Catalogs

Enterprises are challenged with wide variety and a huge amount of data. A catalog helps in organizing and managing data assets. Finding and accessing data is easier with a catalog. Also, they bring a structure to data and help in having a common vocabulary.

The following is a brief description of the different types of catalogs that are supported in watsonx.data.

Iceberg

Iceberg catalog is used by Apache Iceberg, which is an open source table format for large-scale data lakes. Key features of the Iceberg catalog include:

  • Metadata management
  • ACID transactions
  • Schema evolution
  • Time travel
  • Partitioning and performance optimization
  • Integration with query engines

Apache Hive

Hive catalog manages metadata and other data assets within the Apache Hive framework, which is a data warehousing system.
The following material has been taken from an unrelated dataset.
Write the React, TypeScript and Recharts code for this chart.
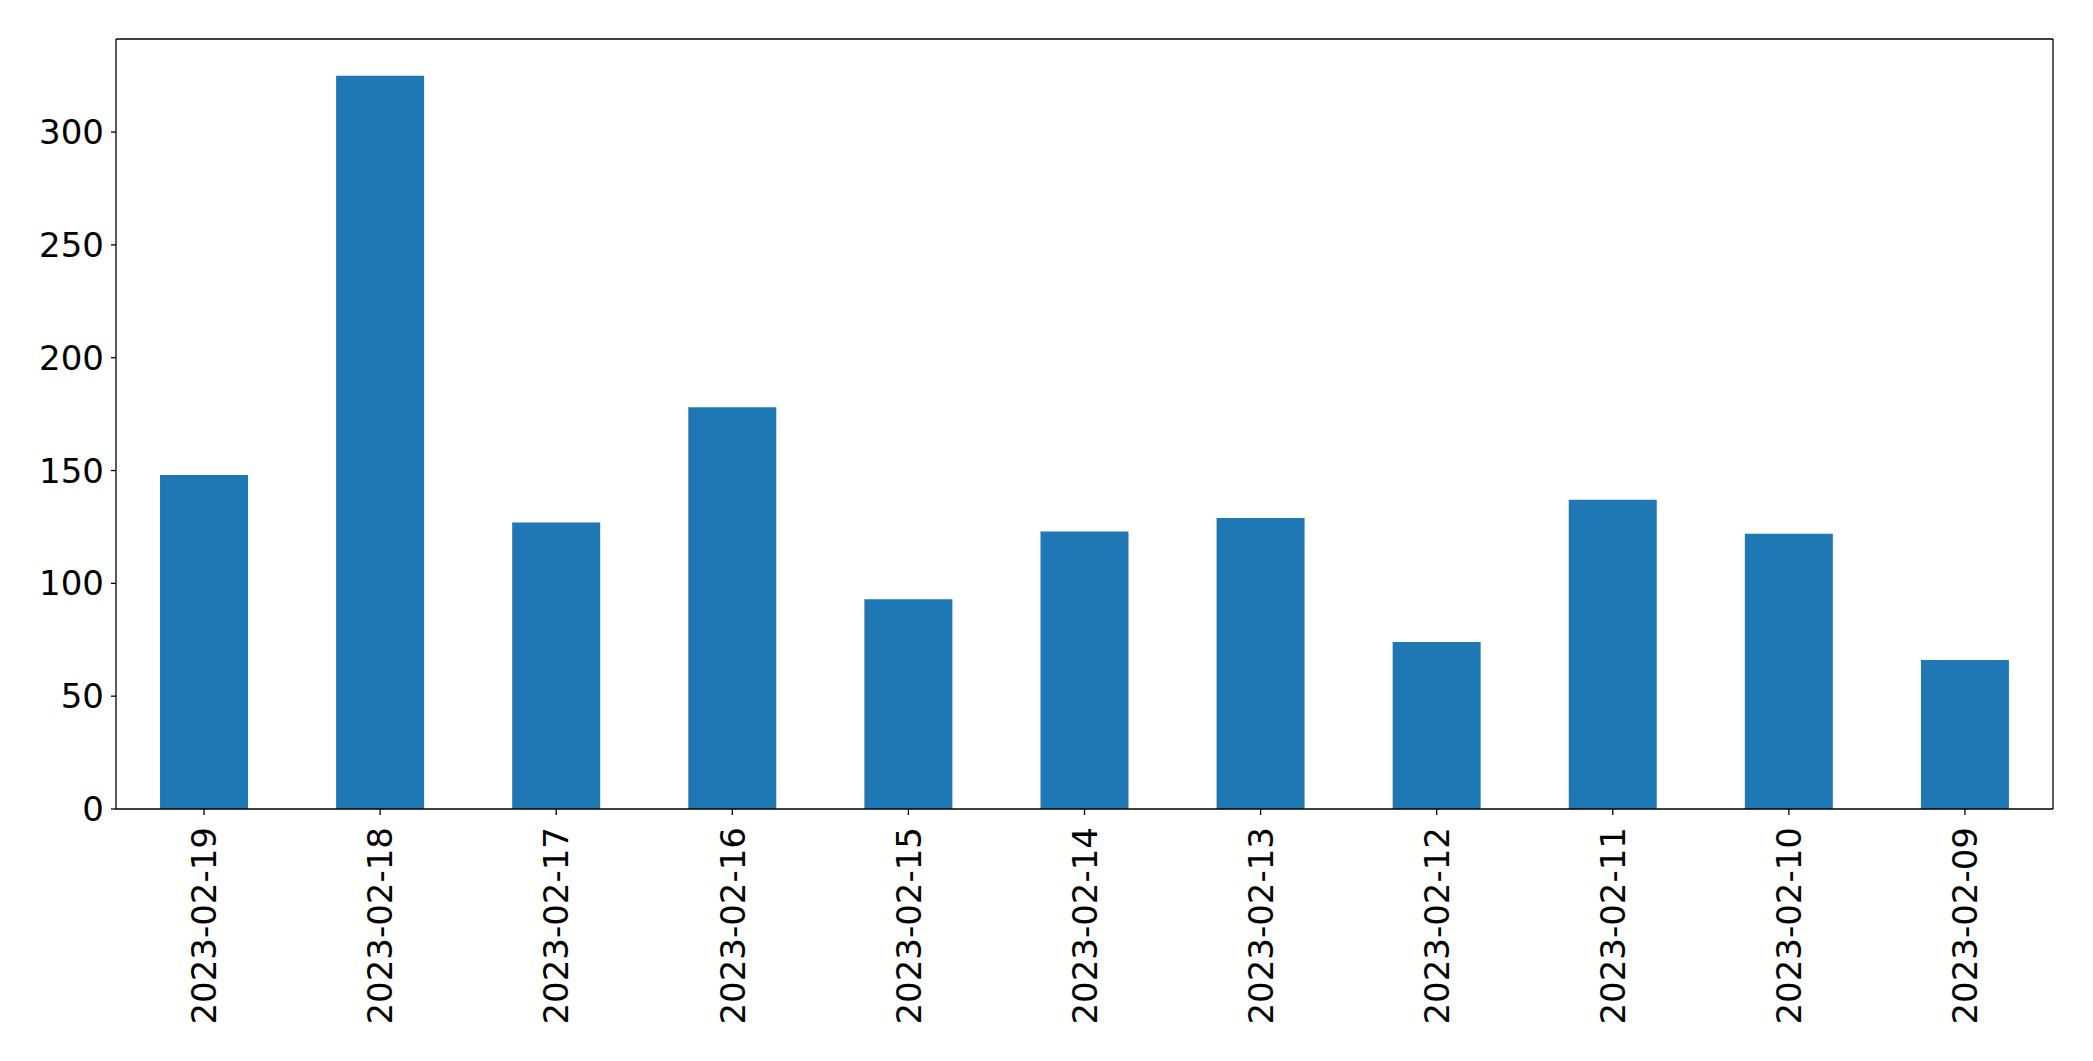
import { BarChart, Bar, XAxis, YAxis } from 'recharts';

const dates = [
  '2023-02-19', '2023-02-18', '2023-02-17', '2023-02-16', '2023-02-15', '2023-02-14',
  '2023-02-13', '2023-02-12', '2023-02-11', '2023-02-10', '2023-02-09',
];
const counts = [148, 325, 127, 178, 93, 123, 129, 74, 137, 122, 66];
const yTicks = [0, 50, 100, 150, 200, 250, 300];

const data = dates.map((date, i) => ({ date, count: counts[i] }));

const FONT = '"DejaVu Sans", sans-serif';
const FS = 34;

const DateTick = (props: any) => {
  const { x, y, payload } = props;
  return (
    <text
      x={x}
      y={y}
      transform={`rotate(-90, ${x}, ${y})`}
      textAnchor="end"
      dy="0.36em"
      fontSize={FS}
      fontFamily={FONT}
      fill="#000"
    >
      {payload.value}
    </text>
  );
};

export default function App() {
  return (
    <div style={{ position: 'absolute', left: 0, top: 0, background: '#fff' }}>
      <BarChart
        width={2093}
        height={1061}
        data={data}
        margin={{ top: 38, right: 39, left: 0, bottom: 0 }}
        barCategoryGap="25%"
      >
        <XAxis
          dataKey="date"
          interval={0}
          height={252}
          axisLine={{ stroke: '#000', strokeWidth: 1.3 }}
          tickLine={{ stroke: '#000', strokeWidth: 1.3 }}
          tickSize={6}
          tickMargin={12}
          tick={<DateTick />}
        />
        <XAxis
          xAxisId="top"
          dataKey="date"
          orientation="top"
          height={1}
          tick={false}
          tickLine={false}
          axisLine={{ stroke: '#000', strokeWidth: 1.3 }}
        />
        <YAxis
          width={116}
          domain={[0, 341.25]}
          ticks={yTicks}
          allowDataOverflow
          interval={0}
          axisLine={{ stroke: '#000', strokeWidth: 1.3 }}
          tickLine={{ stroke: '#000', strokeWidth: 1.3 }}
          tickSize={5}
          tickMargin={7}
          tick={{ fontSize: FS, fontFamily: FONT, fill: '#000' }}
        />
        <YAxis
          yAxisId="right"
          orientation="right"
          width={1}
          domain={[0, 341.25]}
          tick={false}
          tickLine={false}
          axisLine={{ stroke: '#000', strokeWidth: 1.3 }}
        />
        <Bar dataKey="count" fill="#1f77b4" isAnimationActive={false} />
      </BarChart>
    </div>
  );
}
Key features of Hive catalog include:

  • Metadata management
  • Database organization
  • Integration with other data processing tools
  • Query optimization

Apache Hudi

Hudi (Hadoop Upserts Deletes and Incremental) catalog is the metadata management component of Apache Hudi, which is a data management framework for large-scale data lakes. Key features of Hudi include:

  • Metadata management
  • Upserts and deletes
  • Data versioning
  • Integration with query engines
  • Read and write optimization

Delta Lake

A Delta Lake catalog is the metadata management system that is used by Delta Lake, which is an open-source storage layer to enable ACID transactions for big data workloads on cloud storage and data lakes. Key features of the Delta Lake catalog include:

  • Metadata management
  • ACID transactions
  • Schema evolution and enforcement
  • Time travel
  • Performance optimization
  • Integration with data processing frameworks, such as Apache Spark
Note: While the primary usage for any catalog type is metadata management, you can choose the catalog based on your requirements and use cases.